L’ennemi N°1 ? La ou les brèches dues au basculement de pierre emportées par les assauts répétés des vagues, a fortiori en cas de tempête. Pour les limiter, les bâtisseurs ont recours à un système appelé « clé », consistant en l’utilisation de pierres plates dès la deuxième rangée, aux endroits où l’exposition à la mer sera la plus forte. Autres points fragiles, les ouvertures indispensables à l’écoulement de l’eau laissant les poissons prisonniers à l’intérieur de l’écluse. Leur nombre est fonction de la taille d’une écluse et elles sont idéalement placées dans les « vannes » (courants d’eau, et fermées à l’aide de grilles. Là encore la technique de construction doit s’adapter aux risques d’exposition à la houle. La naissance d’une écluse exigeait des volumes de pierres considérables et son bâti une veille et un entretien quasi permanent, chaque hiver amenant son lot de dégradations, même minimes.
Pas d’écluse sans équipe
De sa construction à son entretien, la vie de l’écluse est le fruit d’un travail collectif aux règles immuables. « Si l’équipe n’est pas bonne, le résultat sera mauvais », explique Jacques Boucard. Composée exclusivement d’hommes en raison de la pénibilité et de la longueur d’un chantier, l’équipe est généralement choisie parmi les voisins plutôt que dans la famille et les hommes la composant doivent partager « le même tempérament, la même générosité et la même volonté d’aller jusqu’au bout et s’engager pleinement dans le projet ». Autrement dit, avoir du temps libre à consacrer à des chantiers demandant de dix mille à quinze mille heures de travail.
Dans une équipe de construction, trois grandes fonctions et compé- tences sont requises. Comme leur nom l’indique, les ramasseurs de pierre collectent le matériau sans aucun tri, rôle dévolu aux porteurs de pierre qui les sélectionnent et les donnent aux bâtisseurs.

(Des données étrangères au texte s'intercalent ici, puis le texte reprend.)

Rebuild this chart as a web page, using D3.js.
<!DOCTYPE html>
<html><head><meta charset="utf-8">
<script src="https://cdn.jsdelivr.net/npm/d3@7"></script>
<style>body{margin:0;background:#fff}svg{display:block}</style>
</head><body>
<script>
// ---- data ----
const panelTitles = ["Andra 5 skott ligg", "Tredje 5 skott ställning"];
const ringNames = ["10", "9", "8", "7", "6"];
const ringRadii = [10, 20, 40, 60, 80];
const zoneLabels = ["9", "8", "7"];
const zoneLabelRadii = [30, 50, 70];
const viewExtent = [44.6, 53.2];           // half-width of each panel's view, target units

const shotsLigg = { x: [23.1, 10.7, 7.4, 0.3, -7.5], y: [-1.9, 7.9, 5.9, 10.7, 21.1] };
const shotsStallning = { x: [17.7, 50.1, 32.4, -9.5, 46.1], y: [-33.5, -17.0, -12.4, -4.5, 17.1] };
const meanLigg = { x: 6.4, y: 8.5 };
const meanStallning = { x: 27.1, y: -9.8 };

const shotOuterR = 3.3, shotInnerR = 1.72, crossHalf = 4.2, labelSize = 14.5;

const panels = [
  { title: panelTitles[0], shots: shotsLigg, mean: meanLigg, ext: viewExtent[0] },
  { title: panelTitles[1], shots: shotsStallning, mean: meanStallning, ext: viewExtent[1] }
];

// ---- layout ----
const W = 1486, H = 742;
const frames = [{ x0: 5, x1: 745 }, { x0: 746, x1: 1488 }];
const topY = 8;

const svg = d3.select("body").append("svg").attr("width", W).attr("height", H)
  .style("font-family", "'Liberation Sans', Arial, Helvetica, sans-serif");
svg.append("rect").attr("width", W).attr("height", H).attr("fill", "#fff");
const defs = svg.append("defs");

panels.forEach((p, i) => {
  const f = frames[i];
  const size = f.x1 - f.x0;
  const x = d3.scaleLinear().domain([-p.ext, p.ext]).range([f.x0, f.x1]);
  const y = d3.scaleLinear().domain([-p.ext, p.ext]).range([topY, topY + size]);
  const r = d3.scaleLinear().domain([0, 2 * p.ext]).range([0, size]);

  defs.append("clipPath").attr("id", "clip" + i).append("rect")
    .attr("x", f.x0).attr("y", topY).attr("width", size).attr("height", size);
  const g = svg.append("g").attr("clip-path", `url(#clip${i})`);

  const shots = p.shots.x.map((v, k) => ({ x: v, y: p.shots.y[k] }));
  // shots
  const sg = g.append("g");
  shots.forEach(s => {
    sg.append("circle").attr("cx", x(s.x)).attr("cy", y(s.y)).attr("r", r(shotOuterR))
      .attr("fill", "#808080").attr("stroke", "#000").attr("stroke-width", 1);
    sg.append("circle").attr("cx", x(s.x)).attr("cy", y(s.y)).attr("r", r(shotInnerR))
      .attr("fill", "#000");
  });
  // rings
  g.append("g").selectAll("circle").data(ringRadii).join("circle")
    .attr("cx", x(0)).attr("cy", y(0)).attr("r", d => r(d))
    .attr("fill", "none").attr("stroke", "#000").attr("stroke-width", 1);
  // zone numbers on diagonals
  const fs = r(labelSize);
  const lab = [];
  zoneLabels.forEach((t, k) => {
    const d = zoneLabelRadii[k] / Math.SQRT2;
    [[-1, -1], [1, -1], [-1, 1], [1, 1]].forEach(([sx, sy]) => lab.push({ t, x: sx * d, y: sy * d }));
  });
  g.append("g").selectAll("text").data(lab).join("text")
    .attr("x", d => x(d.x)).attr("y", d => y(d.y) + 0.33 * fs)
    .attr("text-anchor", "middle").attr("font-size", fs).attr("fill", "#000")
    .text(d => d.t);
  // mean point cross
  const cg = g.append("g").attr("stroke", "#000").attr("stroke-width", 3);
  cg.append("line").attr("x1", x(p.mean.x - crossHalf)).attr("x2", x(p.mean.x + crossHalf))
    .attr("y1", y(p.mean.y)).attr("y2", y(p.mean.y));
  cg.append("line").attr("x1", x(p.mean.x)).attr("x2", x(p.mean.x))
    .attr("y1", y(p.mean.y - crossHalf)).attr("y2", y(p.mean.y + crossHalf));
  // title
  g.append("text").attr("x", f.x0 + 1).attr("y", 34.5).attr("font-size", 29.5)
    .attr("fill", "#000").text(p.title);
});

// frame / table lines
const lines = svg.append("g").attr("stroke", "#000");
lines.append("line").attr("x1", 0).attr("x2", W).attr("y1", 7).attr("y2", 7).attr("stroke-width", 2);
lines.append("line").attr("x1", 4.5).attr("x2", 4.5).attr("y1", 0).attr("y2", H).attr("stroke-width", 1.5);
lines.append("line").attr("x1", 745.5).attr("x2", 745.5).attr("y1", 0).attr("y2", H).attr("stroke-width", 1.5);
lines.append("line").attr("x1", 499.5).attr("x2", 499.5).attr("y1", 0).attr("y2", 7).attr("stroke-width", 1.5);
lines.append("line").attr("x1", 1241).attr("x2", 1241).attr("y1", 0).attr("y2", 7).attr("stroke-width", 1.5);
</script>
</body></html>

Ces derniers sont responsables de la construction des murs, de l’extérieur au comblement. C’est à eux que revient la responsabilité de placer la bonne pierre au bon endroit. Quant au « Chef d’écluse, souvent le plus expérimenté, il gère et conduit le chantier, tranche quand nécessaire lorsque les solutions techniques font l’objet de discussions et valide l’horizontalité du mur », souligne Jacques Boucard.

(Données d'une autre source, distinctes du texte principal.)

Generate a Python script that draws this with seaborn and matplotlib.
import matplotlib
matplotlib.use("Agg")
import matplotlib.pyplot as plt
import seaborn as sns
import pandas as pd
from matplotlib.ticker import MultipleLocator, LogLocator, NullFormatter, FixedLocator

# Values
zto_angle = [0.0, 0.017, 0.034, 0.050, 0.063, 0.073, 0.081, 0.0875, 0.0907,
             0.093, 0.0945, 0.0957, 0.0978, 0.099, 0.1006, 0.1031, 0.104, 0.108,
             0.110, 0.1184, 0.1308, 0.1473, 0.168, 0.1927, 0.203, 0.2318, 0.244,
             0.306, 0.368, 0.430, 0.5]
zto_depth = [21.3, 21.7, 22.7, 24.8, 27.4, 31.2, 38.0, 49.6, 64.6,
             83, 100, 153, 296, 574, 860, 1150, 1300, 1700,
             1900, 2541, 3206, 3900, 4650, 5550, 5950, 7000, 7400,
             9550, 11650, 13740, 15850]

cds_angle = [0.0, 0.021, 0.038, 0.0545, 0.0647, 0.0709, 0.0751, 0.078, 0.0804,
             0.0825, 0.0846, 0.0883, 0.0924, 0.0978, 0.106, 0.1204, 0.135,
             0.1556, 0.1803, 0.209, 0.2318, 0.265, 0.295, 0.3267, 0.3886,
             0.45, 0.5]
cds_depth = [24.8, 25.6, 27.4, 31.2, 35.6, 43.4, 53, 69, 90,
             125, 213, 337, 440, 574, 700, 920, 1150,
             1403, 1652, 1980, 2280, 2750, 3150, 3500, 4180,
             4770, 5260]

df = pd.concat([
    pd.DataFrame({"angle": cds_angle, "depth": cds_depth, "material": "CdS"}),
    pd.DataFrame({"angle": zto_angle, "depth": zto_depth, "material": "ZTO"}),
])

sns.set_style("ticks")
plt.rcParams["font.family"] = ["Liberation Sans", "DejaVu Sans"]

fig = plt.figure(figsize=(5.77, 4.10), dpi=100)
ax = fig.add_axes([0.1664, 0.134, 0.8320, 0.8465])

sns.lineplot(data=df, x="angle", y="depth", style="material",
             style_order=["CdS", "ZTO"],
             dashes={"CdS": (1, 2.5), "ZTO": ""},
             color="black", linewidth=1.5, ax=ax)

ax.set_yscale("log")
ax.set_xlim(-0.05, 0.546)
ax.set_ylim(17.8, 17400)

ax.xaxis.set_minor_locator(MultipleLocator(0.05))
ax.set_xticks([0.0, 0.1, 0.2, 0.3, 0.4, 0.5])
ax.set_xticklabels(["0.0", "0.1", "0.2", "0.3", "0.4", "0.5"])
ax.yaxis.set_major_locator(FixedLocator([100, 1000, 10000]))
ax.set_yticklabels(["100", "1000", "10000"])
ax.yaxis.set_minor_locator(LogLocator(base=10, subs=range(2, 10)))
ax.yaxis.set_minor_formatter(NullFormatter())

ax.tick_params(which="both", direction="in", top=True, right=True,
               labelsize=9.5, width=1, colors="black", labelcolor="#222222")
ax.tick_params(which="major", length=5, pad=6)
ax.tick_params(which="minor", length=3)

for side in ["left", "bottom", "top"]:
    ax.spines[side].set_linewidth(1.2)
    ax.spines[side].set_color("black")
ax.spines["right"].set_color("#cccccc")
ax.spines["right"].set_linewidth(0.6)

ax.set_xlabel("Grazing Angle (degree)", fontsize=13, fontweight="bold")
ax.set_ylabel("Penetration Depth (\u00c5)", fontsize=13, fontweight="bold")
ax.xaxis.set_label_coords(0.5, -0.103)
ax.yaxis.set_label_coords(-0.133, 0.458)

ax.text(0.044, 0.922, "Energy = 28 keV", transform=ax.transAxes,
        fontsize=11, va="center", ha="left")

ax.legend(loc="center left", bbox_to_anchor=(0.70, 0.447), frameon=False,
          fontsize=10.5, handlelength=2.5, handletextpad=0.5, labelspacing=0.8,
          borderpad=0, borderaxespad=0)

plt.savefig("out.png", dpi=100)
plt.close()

Plus tard, une fois l’écluse construite, l’équipe de construction sera aussi l’équipe d’entretien et de réparation mais aussi l’équipe de pêche. Une équipe est composée de huit à dix membres, « jamais 7, car les marées de pêche seraient en phase avec le cycle lunaire et, de ce fait, toujours semblables (même cœfficient de marée) », détaille Jacques Boucard précisant que « les parts d’écluses se transmettent entre vifs par échange ou vente mais le sont le plus souvent par succession ». Fixé une fois pour toutes, le tour de pêche sera ensuite immuable. La pêche appartient à celui qui la fait mais en cas d’excédent, il est souvent partagé entre la communauté. Autant de règles immuables garantissant le bon fonctionnement d’une écluse pouvant conduire jusqu’à l’exclusion si elles n’étaient pas respectées.

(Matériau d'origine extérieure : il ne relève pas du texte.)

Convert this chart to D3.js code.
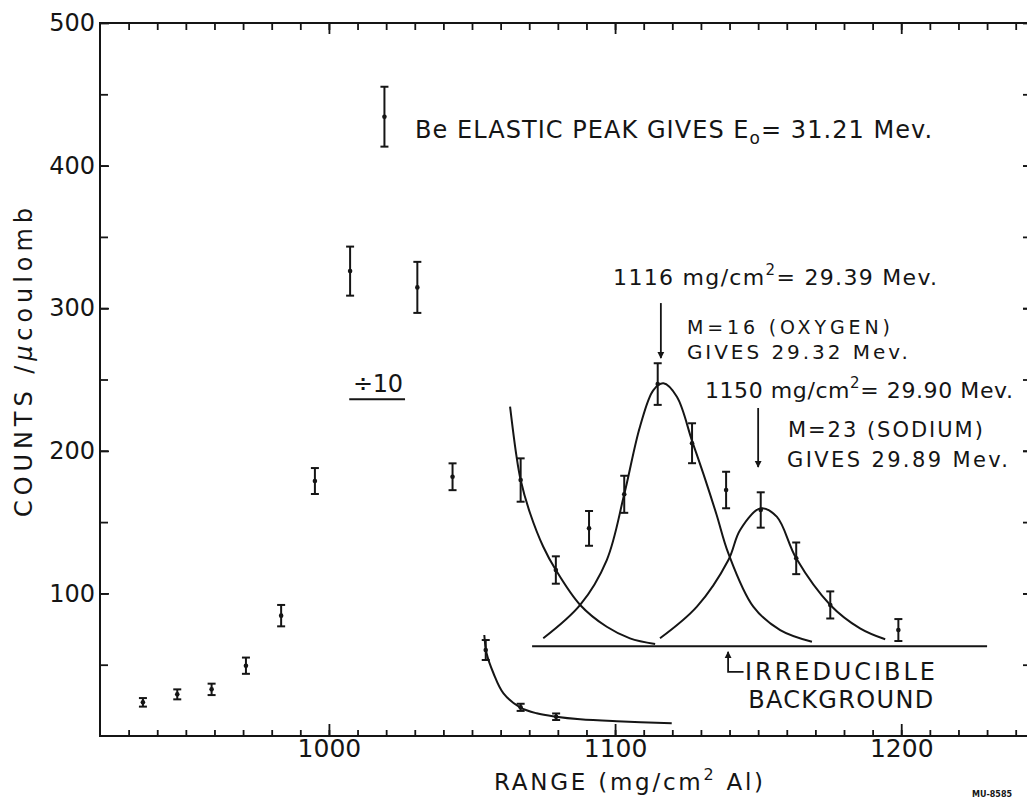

Abandonnées au fil du temps, les écluses ont, pour leur grande majorité, disparu peu à peu du paysage maritime, ravagées par les outrages de la mer et du temps. Et si soixante-cinq d’entre elles étaient encore en activité dans les années 1960, seules quatorze sont encore aujourd’hui exploitées selon les mêmes règles séculaires. « Les écluses à poissons sont un patrimoine insulaire millénaire en train de disparaître sous nos yeux » conclut Jacques Boucard.